Theses and Dissertations

Author

Matthew Himel

Issuing Body

Mississippi State University

Advisor

Giesen, James C.

Committee Member

Hersey, Mark D.

Committee Member

Marshall, Anne E.

Committee Member

Lavine, Matthew B.

Date of Degree

5-1-2020

Original embargo terms

Complete embargo for 2 years

Document Type

Dissertation - Open Access

Major

History

Degree Name

Doctor of Philosophy

College

College of Arts and Sciences

Department

Department of History

Abstract

“Greening Golf” explores how and why many golfers and tourists have come to see Pinehurst, and thousands of courses like it, as naturally-occurring landscapes and to what degree they should. It examines the tightly bound environmental and cultural history of the Sandhills to explain both the rise of the resort within a very particular environmental context in the post-Civil War rural South, and the surprising ways that golf came to have intense influence over it.
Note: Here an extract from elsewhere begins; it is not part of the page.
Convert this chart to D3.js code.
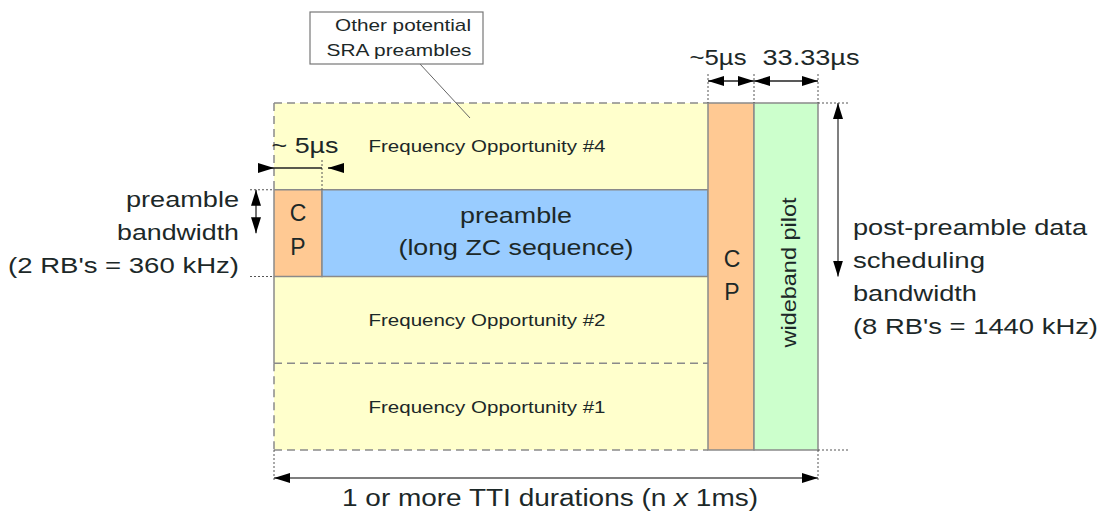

Rather than viewing the growth of the sport as the result of cultural and environmental changes in American history, this dissertation treats golf as a historical force of its own. It has shaped individuals like golfers, caddies, and tourists, groups like country clubs, labor organizations, and political parties, and broad entities like economies, agriculture, and ecology. Golf as a force molded every input needed to create the physical space where it was played. Golf not only shaped the golf course but those who constructed it, maintained it, and enjoyed it. It simultaneously normalized and mystified the environment, especially at Pinehurst. Golf imposed new ideas about how landscapes should look, yet, obscured their making. Golf insisted that a course should be wherever its owner decided to build it and disassociated the intensive agricultural practices needed to maintain it. This process of shaping, imposing, and obscuring transformed the Sandhills landscape and its occupants. In the process, golf naturalized grass, the golf course, and Pinehurst in the North Carolina Sandhills.